Govt limits incentives for UPI transactions
Move comes after reports of misuse of cashback scheme
The government has decided to limit the cashback incentive for transactions using the Unified Payments Interface (UPI) from ~750 a month per person to a maximum of ~150 in a lifetime. The move is aimed at ensuring that public money does not go waste, with many people gaming the system.
The Ministry of Electronics and Information Technology is set to come out with a notification in this regard.
The cashback scheme was last amended in April, when it was extended to people transacting on other banks’ UPI platforms. People were eligible to make up to ~750 a month by just transferring funds to unique users.
Business Standard reported last week how people were attempting to game the scheme by downloading multiple banks’ apps and forming WhatsApp groups to get new people to transfer money in order to make ~750 a month. Blog posts and YouTube videos offering tutorials on the same continue to flood the internet.
The government had already spent ~1 billion by giving these cashbacks in the last three months, an official said. The idea behind the new limits, he added, was to prevent the misuse in future as people discover ways to do the jugglery of funds.
The scheme has also been restricted to the BHIM app users now, as opposed to all banks participating earlier.

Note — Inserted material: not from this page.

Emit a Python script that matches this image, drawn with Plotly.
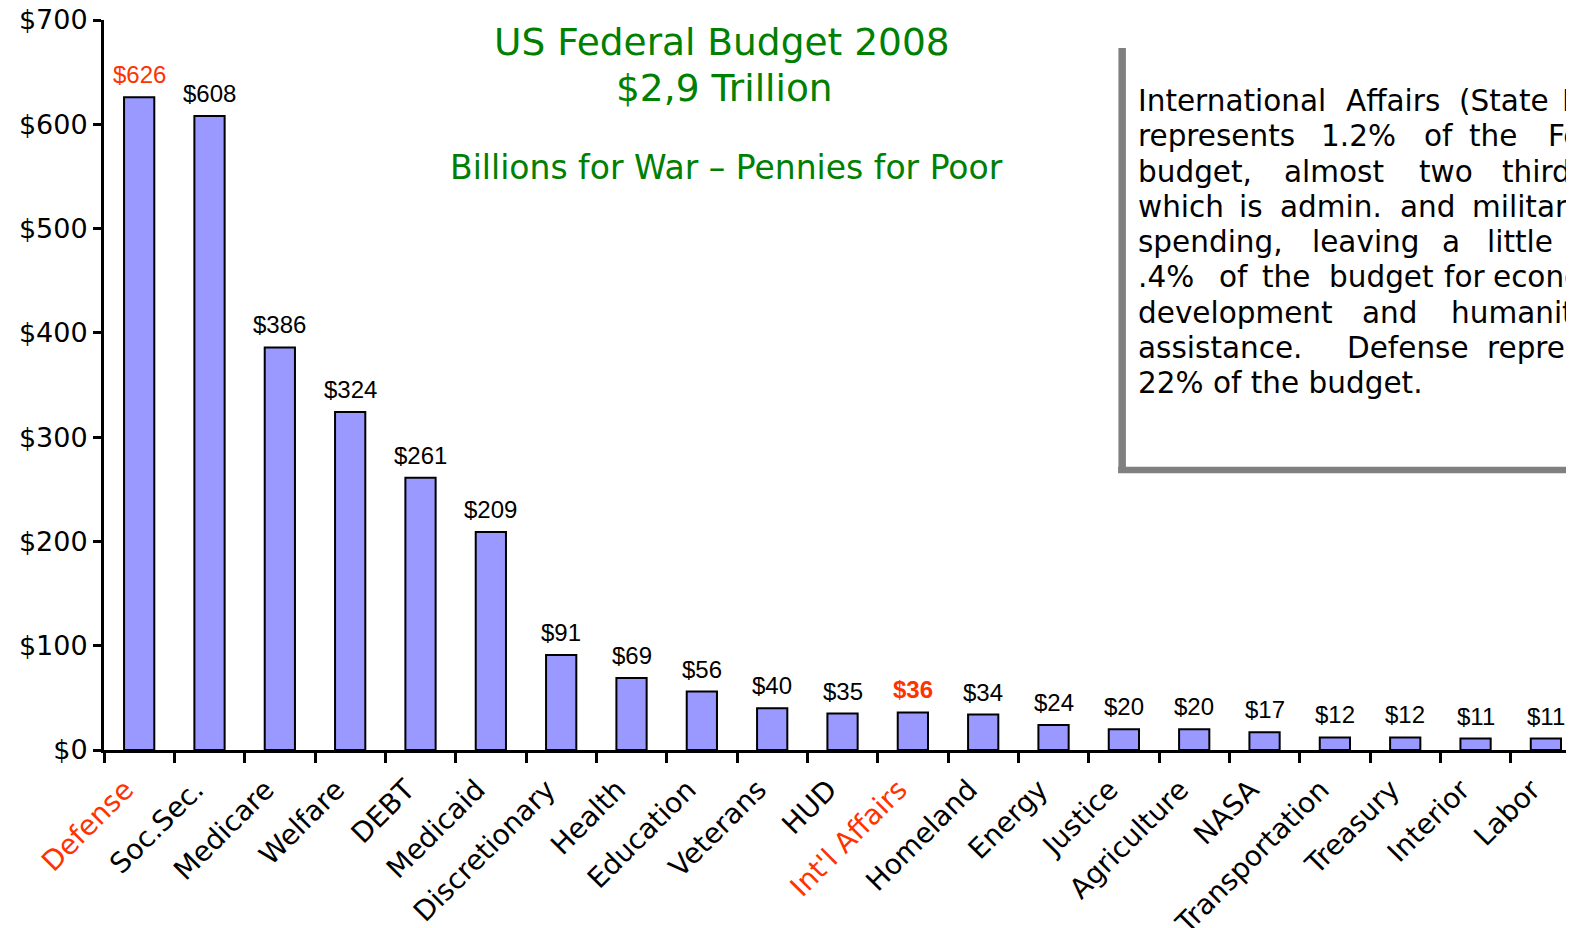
import plotly.graph_objects as go

# ---------------- data ----------------
categories = ["Defense", "Soc.Sec.", "Medicare", "Welfare", "DEBT", "Medicaid",
              "Discretionary", "Health", "Education", "Veterans", "HUD",
              "Int'l Affairs", "Homeland", "Energy", "Justice", "Agriculture",
              "NASA", "Transportation", "Treasury", "Interior", "Labor"]
values = [626, 608, 386, 324, 261, 209, 91, 69, 56, 40, 35, 36, 34, 24, 20, 20,
          17, 12, 12, 11, 11]
red_categories = ["Defense", "Int'l Affairs"]
bold_value_categories = ["Int'l Affairs"]
y_ticks = [0, 100, 200, 300, 400, 500, 600, 700]

title_lines = ["US Federal Budget 2008", "$2,9 Trillion"]
subtitle = "Billions for War \u2013 Pennies for Poor"
note_lines = [
    ["International", "Affairs", "(State", "Dept.)"],
    ["represents", "1.2%", "of", "the", "Federal"],
    ["budget,", "almost", "two", "thirds", "of"],
    ["which", "is", "admin.", "and", "military"],
    ["spending,", "leaving", "a", "little", "over"],
    [".4%", "of", "the", "budget", "for", "economic"],
    ["development", "and", "humanitarian"],
    ["assistance.", "Defense", "represents"],
    ["22% of the budget."],
]
# page-pixel start of each word of the justified note text (layout)
note_word_x = [
    [1139, 1347, 1460, 1563],
    [1139, 1322, 1425, 1470, 1549],
    [1139, 1285, 1420, 1503, 1620],
    [1139, 1240, 1281, 1401, 1473],
    [1139, 1313, 1443, 1488, 1590],
    [1139, 1220, 1263, 1330, 1445, 1494],
    [1139, 1363, 1452],
    [1139, 1348, 1488],
    [1139],
]

RED = "#FF3300"
GREEN = "#008000"
BAR = "#9999FF"

# ---------------- geometry helpers (page pixels -> paper) ----------------
OFF = 8                       # default body margin of the page
W, H = 1574 - OFF, 928 - OFF
L, R, T, B = 103.5 - OFF, 0, 20 - OFF, 178
PW, PH = W - L - R, H - T - B
CAT_W = 70.36                 # pixel width of one category slot
X_MAX = -0.5 + PW / CAT_W     # axis range end (last slot partly off-page)


def px(x):
    return (x - OFF - L) / PW


def py(y):
    return (H - B - (y - OFF)) / PH


fig = go.Figure()
fig.add_trace(go.Bar(
    x=categories, y=values, width=0.43,
    marker=dict(color=BAR, line=dict(color="black", width=2)),
    hoverinfo="x+y", showlegend=False,
))

annotations = []
# value labels above bars
for c, v in zip(categories, values):
    txt = f"${v}"
    if c in bold_value_categories:
        txt = f"<b>{txt}</b>"
    annotations.append(dict(
        x=c, y=v, xref="x", yref="y", text=txt, showarrow=False,
        yanchor="bottom", xanchor="center", yshift=7,
        font=dict(family="Liberation Sans, Arial", size=24,
                  color=RED if c in red_categories else "black"),
    ))

# titles
annotations.append(dict(x=px(722), y=py(42), xref="paper", yref="paper",
                        text=title_lines[0], showarrow=False, xanchor="center", yanchor="middle",
                        font=dict(family="DejaVu Sans", size=37.5, color=GREEN)))
annotations.append(dict(x=px(724), y=py(88), xref="paper", yref="paper",
                        text=title_lines[1], showarrow=False, xanchor="center", yanchor="middle",
                        font=dict(family="DejaVu Sans", size=37.5, color=GREEN)))
annotations.append(dict(x=px(726), y=py(167), xref="paper", yref="paper",
                        text=subtitle, showarrow=False, xanchor="center", yanchor="middle",
                        font=dict(family="DejaVu Sans", size=33, color=GREEN)))

# note box text, justified word by word
for i, (words, xs) in enumerate(zip(note_lines, note_word_x)):
    for w_, x_ in zip(words, xs):
        annotations.append(dict(x=px(x_ - 3), y=py(101 + i * 35.25), xref="paper", yref="paper",
                                text=w_, showarrow=False, xanchor="left", yanchor="middle",
                                align="left",
                                font=dict(family="DejaVu Sans", size=29.5, color="black")))

shapes = [
    dict(type="line", xref="paper", yref="paper", x0=px(1122), x1=px(1122),
         y0=py(48), y1=py(473), line=dict(color="#808080", width=7.5)),
    dict(type="line", xref="paper", yref="paper", x0=px(1118), x1=px(1600),
         y0=py(470), y1=py(470), line=dict(color="#808080", width=6.5)),
]

ticktext = [f"<span style='color:{RED}'>{c}</span>" if c in red_categories else c
            for c in categories]

fig.update_layout(
    width=W, height=H,
    margin=dict(l=L, r=R, t=T, b=B, autoexpand=False),
    paper_bgcolor="white", plot_bgcolor="white",
    annotations=annotations, shapes=shapes,
    xaxis=dict(
        type="category", range=[-0.5, X_MAX],
        tickmode="array", tickvals=categories, ticktext=ticktext,
        tickangle=-45, ticks="outside", tickson="boundaries",
        ticklen=10, tickwidth=2.5, tickcolor="black",
        ticklabelstandoff=9, ticklabelshift=-14,
        ticklabeloverflow="allow",
        showline=True, linecolor="black", linewidth=3,
        showgrid=False, zeroline=False,
        tickfont=dict(family="DejaVu Sans", size=28, color="black"),
    ),
    yaxis=dict(
        range=[0, 700], tickmode="array", tickvals=y_ticks,
        ticktext=[f"${t}" for t in y_ticks],
        ticks="outside", ticklen=8, tickwidth=2.5, tickcolor="black",
        ticklabeloverflow="allow",
        showline=True, linecolor="black", linewidth=3,
        showgrid=False, zeroline=False,
        tickfont=dict(family="DejaVu Sans", size=27, color="black"),
    ),
)

fig.write_html("out.html")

“We are worried about people downloading and not using it but getting incentives, so we want to modify it for merchants. We want to minimise users and continue the scheme in person-to-person transfers,” he told Business Standard on condition of anonymity.
The government has also completely stopped the incentive scheme for merchants, which ran through the BHIM app, as it seeks to develop a new incentive structure for retailers. The idea is to boost merchant transactions on the UPI.
“Merchant transactions didn’t take off as much as person-to-person money transfers. Merchants are important to develop the ecosystem. If a merchant starts insisting on BHIM, then they will also benefit,” a source said.
Even as the government does a rethink on the incentive scheme, it continues to subsidise all digital transactions done through debit cards up to ~2,000. This scheme is also part of the ministry’s Digidhan Yojana, which seeks to boost digital transactions.
However, a source with the direct knowledge of the matter said incentives would remain necessary in the government’s vision to boost transactions even as it sought to amend the way they were structured.
“There’s a possibility of misuse but it can get bigger if we keep on with this structure. Even if people use the app to help their friends make money, we also benefit because new users are coming into the digital fold,” the source said.
Meity is looking to propose a bigger incentive scheme for merchants, which is yet to be approved by the banks involved. The ministry will then make demands for money to be released from the expenditure department and budgetary allocations will have to be made accordingly in order to launch the scheme in the next two months, according to estimated timelines.